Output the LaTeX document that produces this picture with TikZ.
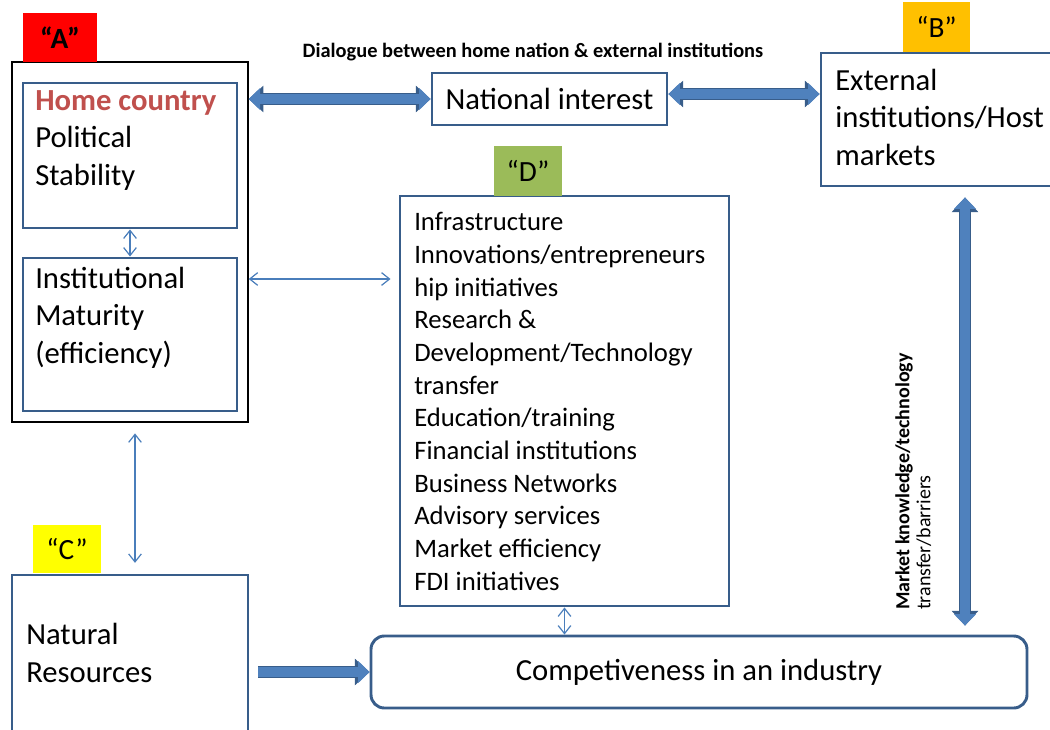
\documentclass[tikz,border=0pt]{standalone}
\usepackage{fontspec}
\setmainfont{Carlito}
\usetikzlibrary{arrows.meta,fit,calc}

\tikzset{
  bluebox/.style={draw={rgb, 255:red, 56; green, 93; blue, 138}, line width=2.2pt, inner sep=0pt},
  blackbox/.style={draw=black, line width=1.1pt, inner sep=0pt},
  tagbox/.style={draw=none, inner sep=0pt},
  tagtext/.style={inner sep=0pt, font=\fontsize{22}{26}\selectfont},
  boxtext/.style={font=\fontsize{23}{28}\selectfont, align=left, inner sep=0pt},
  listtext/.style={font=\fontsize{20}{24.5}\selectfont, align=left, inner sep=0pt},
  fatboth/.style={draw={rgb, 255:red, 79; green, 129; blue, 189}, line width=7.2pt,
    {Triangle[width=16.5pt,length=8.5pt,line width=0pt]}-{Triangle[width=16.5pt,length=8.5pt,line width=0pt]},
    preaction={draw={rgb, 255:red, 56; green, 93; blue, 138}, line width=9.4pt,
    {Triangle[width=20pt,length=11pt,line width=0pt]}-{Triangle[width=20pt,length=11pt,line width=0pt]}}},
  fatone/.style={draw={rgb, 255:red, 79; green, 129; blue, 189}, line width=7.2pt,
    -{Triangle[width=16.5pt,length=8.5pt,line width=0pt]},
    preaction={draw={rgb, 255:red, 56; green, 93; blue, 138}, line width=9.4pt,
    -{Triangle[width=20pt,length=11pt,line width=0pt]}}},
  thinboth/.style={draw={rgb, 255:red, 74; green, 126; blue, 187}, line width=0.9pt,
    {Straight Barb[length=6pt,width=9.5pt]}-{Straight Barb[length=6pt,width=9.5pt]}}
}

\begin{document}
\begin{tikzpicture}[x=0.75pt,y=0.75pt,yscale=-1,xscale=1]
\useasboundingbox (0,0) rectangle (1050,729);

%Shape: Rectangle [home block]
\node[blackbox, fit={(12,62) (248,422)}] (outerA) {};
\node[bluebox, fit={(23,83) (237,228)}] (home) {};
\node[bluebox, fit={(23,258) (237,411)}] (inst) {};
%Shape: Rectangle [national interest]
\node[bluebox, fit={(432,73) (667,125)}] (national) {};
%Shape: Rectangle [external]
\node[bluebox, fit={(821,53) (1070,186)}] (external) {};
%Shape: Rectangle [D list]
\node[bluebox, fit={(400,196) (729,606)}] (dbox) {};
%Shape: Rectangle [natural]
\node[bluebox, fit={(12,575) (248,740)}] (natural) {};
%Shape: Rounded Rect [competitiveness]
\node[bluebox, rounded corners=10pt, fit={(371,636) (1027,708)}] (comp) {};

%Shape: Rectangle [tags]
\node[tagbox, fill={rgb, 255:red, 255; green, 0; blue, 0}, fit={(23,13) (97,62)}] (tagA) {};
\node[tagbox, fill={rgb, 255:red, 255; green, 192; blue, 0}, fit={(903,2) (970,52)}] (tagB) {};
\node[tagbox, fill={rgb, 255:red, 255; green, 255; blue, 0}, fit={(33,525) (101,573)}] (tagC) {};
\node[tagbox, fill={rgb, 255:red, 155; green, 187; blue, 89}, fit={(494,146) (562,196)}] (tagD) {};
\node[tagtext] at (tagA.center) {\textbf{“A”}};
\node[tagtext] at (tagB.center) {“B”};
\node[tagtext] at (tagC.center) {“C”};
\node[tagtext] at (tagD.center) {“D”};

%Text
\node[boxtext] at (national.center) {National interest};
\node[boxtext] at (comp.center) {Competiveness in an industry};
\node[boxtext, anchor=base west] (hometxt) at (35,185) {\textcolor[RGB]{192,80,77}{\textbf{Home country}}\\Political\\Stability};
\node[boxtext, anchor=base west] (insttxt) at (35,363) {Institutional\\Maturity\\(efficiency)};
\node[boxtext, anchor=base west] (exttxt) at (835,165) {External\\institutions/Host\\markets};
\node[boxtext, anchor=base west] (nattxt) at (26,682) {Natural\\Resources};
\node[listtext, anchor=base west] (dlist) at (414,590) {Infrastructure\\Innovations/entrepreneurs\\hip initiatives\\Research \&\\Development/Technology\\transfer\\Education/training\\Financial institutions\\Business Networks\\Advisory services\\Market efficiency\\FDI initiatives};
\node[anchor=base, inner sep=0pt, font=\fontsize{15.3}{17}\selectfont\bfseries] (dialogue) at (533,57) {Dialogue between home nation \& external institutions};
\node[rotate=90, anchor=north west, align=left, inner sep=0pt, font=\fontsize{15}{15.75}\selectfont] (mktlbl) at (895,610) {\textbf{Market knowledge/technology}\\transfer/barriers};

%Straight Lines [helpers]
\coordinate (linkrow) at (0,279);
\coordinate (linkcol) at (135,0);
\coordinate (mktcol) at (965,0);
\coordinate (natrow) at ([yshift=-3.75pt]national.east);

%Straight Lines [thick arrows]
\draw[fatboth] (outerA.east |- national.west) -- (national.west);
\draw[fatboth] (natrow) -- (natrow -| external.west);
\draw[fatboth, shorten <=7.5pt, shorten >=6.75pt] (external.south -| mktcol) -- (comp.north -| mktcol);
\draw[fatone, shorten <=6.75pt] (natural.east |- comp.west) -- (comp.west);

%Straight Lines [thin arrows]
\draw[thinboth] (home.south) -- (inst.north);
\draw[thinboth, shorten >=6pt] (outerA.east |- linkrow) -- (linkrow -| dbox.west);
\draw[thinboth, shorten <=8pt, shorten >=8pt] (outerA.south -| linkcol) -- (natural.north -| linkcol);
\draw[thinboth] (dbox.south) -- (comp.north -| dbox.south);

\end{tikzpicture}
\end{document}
-=-=-
- [EXERCISE DIRECTIONS]: Copy exactly the lines running from the beginning of the listing through the line that has "(0,0) rectangle (1050,729);". Drop the pictures.

- [THE REPLY]:
Output the LaTeX document that produces this picture with TikZ.
\documentclass[tikz,border=0pt]{standalone}
\usepackage{fontspec}
\setmainfont{Carlito}
\usetikzlibrary{arrows.meta,fit,calc}

\tikzset{
  bluebox/.style={draw={rgb, 255:red, 56; green, 93; blue, 138}, line width=2.2pt, inner sep=0pt},
  blackbox/.style={draw=black, line width=1.1pt, inner sep=0pt},
  tagbox/.style={draw=none, inner sep=0pt},
  tagtext/.style={inner sep=0pt, font=\fontsize{22}{26}\selectfont},
  boxtext/.style={font=\fontsize{23}{28}\selectfont, align=left, inner sep=0pt},
  listtext/.style={font=\fontsize{20}{24.5}\selectfont, align=left, inner sep=0pt},
  fatboth/.style={draw={rgb, 255:red, 79; green, 129; blue, 189}, line width=7.2pt,
    {Triangle[width=16.5pt,length=8.5pt,line width=0pt]}-{Triangle[width=16.5pt,length=8.5pt,line width=0pt]},
    preaction={draw={rgb, 255:red, 56; green, 93; blue, 138}, line width=9.4pt,
    {Triangle[width=20pt,length=11pt,line width=0pt]}-{Triangle[width=20pt,length=11pt,line width=0pt]}}},
  fatone/.style={draw={rgb, 255:red, 79; green, 129; blue, 189}, line width=7.2pt,
    -{Triangle[width=16.5pt,length=8.5pt,line width=0pt]},
    preaction={draw={rgb, 255:red, 56; green, 93; blue, 138}, line width=9.4pt,
    -{Triangle[width=20pt,length=11pt,line width=0pt]}}},
  thinboth/.style={draw={rgb, 255:red, 74; green, 126; blue, 187}, line width=0.9pt,
    {Straight Barb[length=6pt,width=9.5pt]}-{Straight Barb[length=6pt,width=9.5pt]}}
}

\begin{document}
\begin{tikzpicture}[x=0.75pt,y=0.75pt,yscale=-1,xscale=1]
\useasboundingbox (0,0) rectangle (1050,729);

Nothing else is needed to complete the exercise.